Knowing how to calculate the sun's position in the sky with very high accuracy is at the core of just about all solar energy research, whether for site planning, or real time aiming of the most sophisticated concentrating receivers, heliostats, and photovoltaic tracking systems. Sun Position's Visual Basic algorithms meet that core need.

The author, John Clark Craig, programmed all the field control and data acquisition for several of the world's largest solar energy projects in the 1980's. Projects included the square-mile two-axis concentrating photovoltaic trackers at Carrissa Plains, California, the large Hesperia, California field of flat two-axis photovoltaic trackers, an enhanced oil recovery project using a field of heliostats and a central thermal receiver tower near Taft, California, and a variety of research and development projects at Sandia Labs, Solar 1 at Barstow, the Weizmann Institute, Tennessee Valley Authority, and elsewhere around the world.

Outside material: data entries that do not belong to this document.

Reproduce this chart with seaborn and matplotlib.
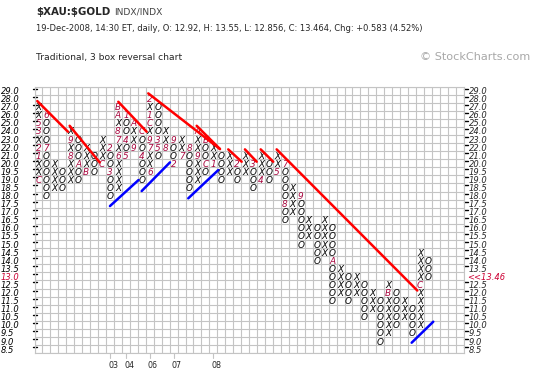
import numpy as np
import pandas as pd
import matplotlib
matplotlib.use('Agg')
import matplotlib.pyplot as plt
import matplotlib.transforms as mtransforms
import seaborn as sns

sns.set_style('white')
plt.rcParams['font.family'] = ['DejaVu Sans']

# price of each box row, top to bottom
levels = [29.0, 28.0, 27.0, 26.0, 25.0, 24.0, 23.0, 22.0, 21.0, 20.0,
          19.5, 19.0, 18.5, 18.0, 17.5, 17.0, 16.5, 16.0, 15.5, 15.0,
          14.5, 14.0, 13.5, 13.0, 12.5, 12.0, 11.5, 11.0, 10.5, 10.0,
          9.5, 9.0, 8.5]

# columns alternate X / O, starting with X
col_low = [19.0, 18.0, 18.5, 18.5, 19.0, 19.0, 19.5, 19.5, 20.0, 18.0,
           18.5, 21.0, 22.0, 19.0, 19.5, 21.0, 22.0, 20.0, 21.0, 18.5,
           19.0, 19.5, 20.0, 19.0, 19.5, 19.0, 19.5, 18.5, 19.0, 19.0,
           19.5, 16.5, 17.0, 15.0, 15.5, 14.0, 14.5, 11.5, 12.0, 11.5,
           12.0, 10.5, 11.0, 9.0, 9.5, 10.0, 10.5, 9.5, 10.0, 13.0]
col_high = [27.0, 26.0, 20.0, 19.5, 24.0, 23.0, 22.0, 21.0, 23.0, 22.0,
            27.0, 26.0, 25.0, 24.0, 28.0, 27.0, 24.0, 23.0, 23.0, 22.0,
            24.0, 23.0, 22.0, 21.0, 21.0, 20.0, 21.0, 20.0, 21.0, 20.0,
            21.0, 20.0, 18.5, 18.0, 16.5, 16.0, 16.5, 16.0, 13.5, 13.0,
            13.0, 12.5, 12.0, 11.5, 12.5, 12.0, 11.5, 11.0, 14.5, 14.0]

# month markers (1-9, A=Oct, B=Nov, C=Dec)
month_col = [0, 0, 0, 0, 0, 1, 1, 4, 4, 5, 6, 8, 9, 9,
             10, 10, 10, 10, 10, 11, 11, 11, 12, 12, 13, 13,
             14, 14, 14, 14, 14, 14, 15, 15, 16, 17, 17, 18, 19,
             20, 20, 21, 21, 22, 25, 27, 28, 30, 31, 31, 33, 37, 44, 48]
month_price = [19.0, 21.0, 22.0, 24.0, 25.0, 26.0, 22.0, 21.0, 23.0, 20.0, 19.5, 20.0, 22.0, 19.5,
               21.0, 23.0, 24.0, 26.0, 27.0, 26.0, 23.0, 21.0, 22.0, 25.0, 24.0, 21.0,
               19.5, 22.0, 23.0, 25.0, 26.0, 28.0, 23.0, 22.0, 22.0, 23.0, 20.0, 21.0, 22.0,
               21.0, 24.0, 23.0, 20.0, 20.0, 20.0, 20.0, 19.0, 19.5, 20.0, 17.5, 18.0, 14.0, 12.0, 12.5]
month_label = ['C', '1', '2', '3', '5', '6', '7', '8', '9', 'A', 'B', 'C', '2', '3',
               '6', '7', '8', 'A', 'B', '1', '4', '5', '9', 'A', 'C', '4',
               '6', '7', '9', 'C', '1', '2', '3', '5', '8', '9', '2', '7', '8',
               '9', 'A', 'B', 'C', '1', '2', '3', '4', '5', '7', '8', '9', 'A', 'B', 'C']

year_col = [9, 11, 14, 17, 22]
year_label = ['03', '04', '06', '07', '08']

# trend lines: start/end column and price
line_kind = ['red'] * 9 + ['blue'] * 4
line_c0 = [-0.15, 3.92, 10.04, 13.81, 19.9, 23.87, 25.97, 27.95, 29.96, 8.99, 12.98, 18.84, 46.94]
line_p0 = [27.7, 24.64, 27.61, 28.65, 24.64, 21.72, 21.72, 21.72, 21.72, 17.35, 18.28, 17.83, 8.895]
line_c1 = [3.71, 7.70, 13.61, 22.83, 22.83, 25.56, 27.45, 29.53, 47.65, 12.58, 16.54, 22.62, 49.66]
line_p1 = [23.9, 20.11, 23.9, 21.76, 21.76, 20.19, 20.19, 20.19, 12.125, 18.96, 20.11, 19.58, 10.195]

last_price = 13.46
last_level = 13.0

W, H = 533, 377
n_cols = 54
n_rows = len(levels)
rows = np.arange(n_rows)


def to_row(p):
    return np.interp(p, levels[::-1], rows[::-1])


fig = plt.figure(figsize=(W / 100, H / 100), dpi=100)
top_px, cell_h = 86.5, 8.08
left_px, cell_w = 34.5, 7.95
ax = fig.add_axes([left_px / W, 1 - (top_px + n_rows * cell_h) / H,
                   n_cols * cell_w / W, n_rows * cell_h / H])
ax.set_xlim(-0.5, n_cols - 0.5)
ax.set_ylim(n_rows - 0.5, -0.5)

grid_c = '#c4c4c4'
ax.set_xticks(np.arange(-0.5, n_cols, 1), minor=True)
ax.set_yticks(np.arange(-0.5, n_rows, 1), minor=True)
ax.set_xticks([])
ax.set_yticks([])
ax.grid(which='minor', color=grid_c, lw=0.8)
ax.tick_params(which='both', length=0)
for s in ax.spines.values():
    s.set_color(grid_c)
    s.set_linewidth(0.8)

# X and O boxes
mcolor = '#a8063e'
marks = {(c, p): l for c, p, l in zip(month_col, month_price, month_label)}
for c, (lo, hi) in enumerate(zip(col_low, col_high)):
    kind = 'X' if c % 2 == 0 else 'O'
    for p in levels:
        if lo <= p <= hi:
            ch = marks.get((c, p), kind)
            ax.text(c, to_row(p), ch, ha='center', va='center_baseline',
                    fontsize=6.4, style='italic',
                    color=mcolor if ch != kind else 'black', zorder=2)

# trend lines
tl = []
for i, k in enumerate(line_kind):
    tl.append((i, k, line_c0[i], to_row(line_p0[i])))
    tl.append((i, k, line_c1[i], to_row(line_p1[i])))
tl = pd.DataFrame(tl, columns=['line', 'kind', 'col', 'row'])
sns.lineplot(data=tl, x='col', y='row', units='line', estimator=None, hue='kind',
             palette={'red': '#ff0000', 'blue': '#0000ff'}, legend=False,
             lw=1.8, ax=ax, zorder=3)
ax.set_xlabel('')
ax.set_ylabel('')
ax.set_xlim(-0.5, n_cols - 0.5)
ax.set_ylim(n_rows - 0.5, -0.5)

# price scales on both sides
ty = mtransforms.blended_transform_factory(fig.transFigure, ax.transData)
for r, p in enumerate(levels):
    red = p == last_level
    ax.text(1 / W, r, f'{p:.1f}', transform=ty, ha='left', va='center_baseline',
            fontsize=6, style='italic', color='#cc0033' if red else 'black')
    ax.plot([32.5 / W, 36.5 / W], [r - 0.25, r - 0.25], transform=ty,
            color='black', lw=1, clip_on=False)
    if red:
        ax.text(467 / W, r, f'<<{last_price:.2f}', transform=ty, ha='left',
                va='center_baseline', fontsize=6, style='italic', color='#cc0033')
    else:
        ax.plot([463.5 / W, 467.5 / W], [r - 0.25, r - 0.25], transform=ty,
                color='black', lw=1, clip_on=False)
        ax.text(468.5 / W, r, f'{p:.1f}', transform=ty, ha='left',
                va='center_baseline', fontsize=6, style='italic')

# year ticks along the bottom
tx = mtransforms.blended_transform_factory(ax.transData, fig.transFigure)
y0 = 1 - (top_px + n_rows * cell_h) / H
for c, lab in zip(year_col, year_label):
    ax.plot([c, c], [y0, y0 - 5 / H], transform=tx, color=grid_c, lw=0.8, clip_on=False)
    ax.text(c + 0.4, 1 - 365 / H, lab, transform=tx, ha='center', va='center',
            fontsize=5.8)

# header
fig.text(36 / W, 1 - 12 / H, '$XAU:$GOLD', fontsize=7.4, fontweight='bold',
         va='center', parse_math=False)
fig.text(114 / W, 1 - 12 / H, 'INDX/INDX', fontsize=6.6, color='#444444', va='center')
fig.text(36 / W, 1 - 28.5 / H,
         '19-Dec-2008, 14:30 ET, daily, O: 12.92, H: 13.55, L: 12.856, C: 13.464, '
         'Chg: +0.583 (4.52%)', fontsize=6.05, va='center')
fig.text(36 / W, 1 - 57.5 / H, 'Traditional, 3 box reversal chart', fontsize=6.6,
         va='center')
fig.text(530 / W, 1 - 57.5 / H, '\u00a9 StockCharts.com', fontsize=8.1,
         color='#a8a8a8', ha='right', va='center')

fig.savefig('out.png', dpi=100)
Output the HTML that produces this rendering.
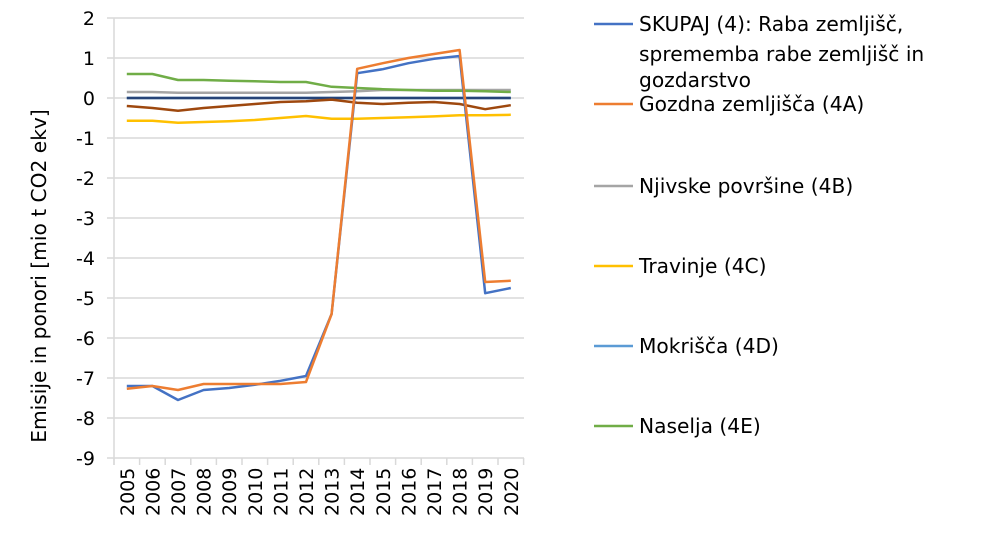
<!DOCTYPE html>
<html><head><meta charset="utf-8"><style>
body{margin:0;background:#fff}
svg text{font-family:"DejaVu Sans","Liberation Sans",sans-serif;fill:#000}
</style></head><body>
<svg width="997" height="550" viewBox="0 0 997 550" xmlns="http://www.w3.org/2000/svg">
<g stroke="#d9d9d9" stroke-width="1.5" id="grid"></g>
<g id="ylab" font-size="19" text-anchor="end"></g>
<g id="xlab" font-size="19"></g>
<text font-size="20.2" transform="translate(46,276) rotate(-90)" text-anchor="middle">Emisije in ponori [mio t CO2 ekv]</text>
<g id="series" fill="none" stroke-width="2.5" stroke-linejoin="round"></g>
<g font-size="20.2">
<line x1="594" y1="24" x2="633" y2="24" stroke="#4472c4" stroke-width="2.5"/>
<text x="639" y="31">SKUPAJ (4): Raba zemljišč,</text>
<text x="639" y="61">sprememba rabe zemljišč in</text>
<text x="639" y="87">gozdarstvo</text>
<line x1="594" y1="104" x2="633" y2="104" stroke="#ed7d31" stroke-width="2.5"/>
<text x="639" y="111">Gozdna zemljišča (4A)</text>
<line x1="594" y1="186" x2="633" y2="186" stroke="#a5a5a5" stroke-width="2.5"/>
<text x="639" y="193">Njivske površine (4B)</text>
<line x1="594" y1="266" x2="633" y2="266" stroke="#ffc000" stroke-width="2.5"/>
<text x="639" y="273">Travinje (4C)</text>
<line x1="594" y1="346" x2="633" y2="346" stroke="#5b9bd5" stroke-width="2.5"/>
<text x="639" y="353">Mokrišča (4D)</text>
<line x1="594" y1="426" x2="633" y2="426" stroke="#70ad47" stroke-width="2.5"/>
<text x="639" y="433">Naselja (4E)</text>
</g>
</svg>
<script>
const ns="http://www.w3.org/2000/svg";
function el(p,t,a,txt){const e=document.createElementNS(ns,t);for(const k in a)e.setAttribute(k,a[k]);if(txt!==undefined)e.textContent=txt;document.getElementById(p).appendChild(e);return e;}
const Y=v=>98-40*v, X=i=>114+12.8+25.6*i;
for(let v=2;v>=-9;v--){el("grid","line",{x1:107,x2:524,y1:Y(v),y2:Y(v)});el("ylab","text",{x:95,y:Y(v)+7},String(v));}
el("grid","line",{x1:114,x2:114,y1:18,y2:465});
for(let i=0;i<=16;i++){el("grid","line",{x1:114+25.6*i,x2:114+25.6*i,y1:458,y2:465});}
for(let i=0;i<16;i++){el("xlab","text",{transform:`translate(${X(i)+7},516) rotate(-90)`},String(2005+i));}
const S=[
["#a5a5a5",[0.15,0.15,0.13,0.13,0.13,0.13,0.13,0.13,0.15,0.17,0.2,0.2,0.2,0.2,0.2,0.2]],
["#70ad47",[0.6,0.6,0.45,0.45,0.43,0.42,0.4,0.4,0.28,0.25,0.22,0.2,0.18,0.18,0.17,0.15]],
["#5b9bd5",[0,0,0,0,0,0,0,0,0,0,0,0,0,0,0,0]],
["#264478",[0,0,0,0,0,0,0,0,0,0,0,0,0,0,0,0]],
["#9e480e",[-0.2,-0.25,-0.32,-0.25,-0.2,-0.15,-0.1,-0.08,-0.04,-0.12,-0.15,-0.12,-0.1,-0.15,-0.28,-0.18]],
["#ffc000",[-0.57,-0.57,-0.62,-0.6,-0.58,-0.55,-0.5,-0.45,-0.52,-0.52,-0.5,-0.48,-0.46,-0.43,-0.43,-0.42]],
["#4472c4",[-7.2,-7.2,-7.55,-7.3,-7.25,-7.17,-7.07,-6.95,-5.4,0.62,0.72,0.87,0.98,1.05,-4.88,-4.75]],
["#ed7d31",[-7.27,-7.2,-7.3,-7.15,-7.15,-7.15,-7.15,-7.1,-5.4,0.73,0.87,1.0,1.1,1.2,-4.6,-4.57]]];
for(const [c,d] of S){el("series","polyline",{stroke:c,points:d.map((v,i)=>X(i).toFixed(1)+","+Y(v).toFixed(1)).join(" ")});}
</script>
</body></html>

While developing software systems for these projects, John was constantly looking for the best algorithms and improved code for determining accurate sun position. Most of the available documentation was not easy to use, with bits and pieces of algorithms here and there, mixed in with poorly explained terminology, and with very little guidance for translating to programming languages he was required to use. Sun Position is the book he wishes he had when he really needed it!

Two algorithms are presented for calculating sun position. The first algorithm is of "low accuracy", determining the sun's position with a maximum error of about 0.02 degrees. The second algorithm is much more involved, but it provides a "high accuracy" sun position with a maximum error of about 0.00003 degrees. This is the code to use if you need the absolute best accuracy for heliostats and critically aimed solar concentrators of all types.

All of the Visual Basic source code in this book provides working example results for variables at every step of the way. This is the critical piece that makes this book a valuable resource for translating to any other programming language.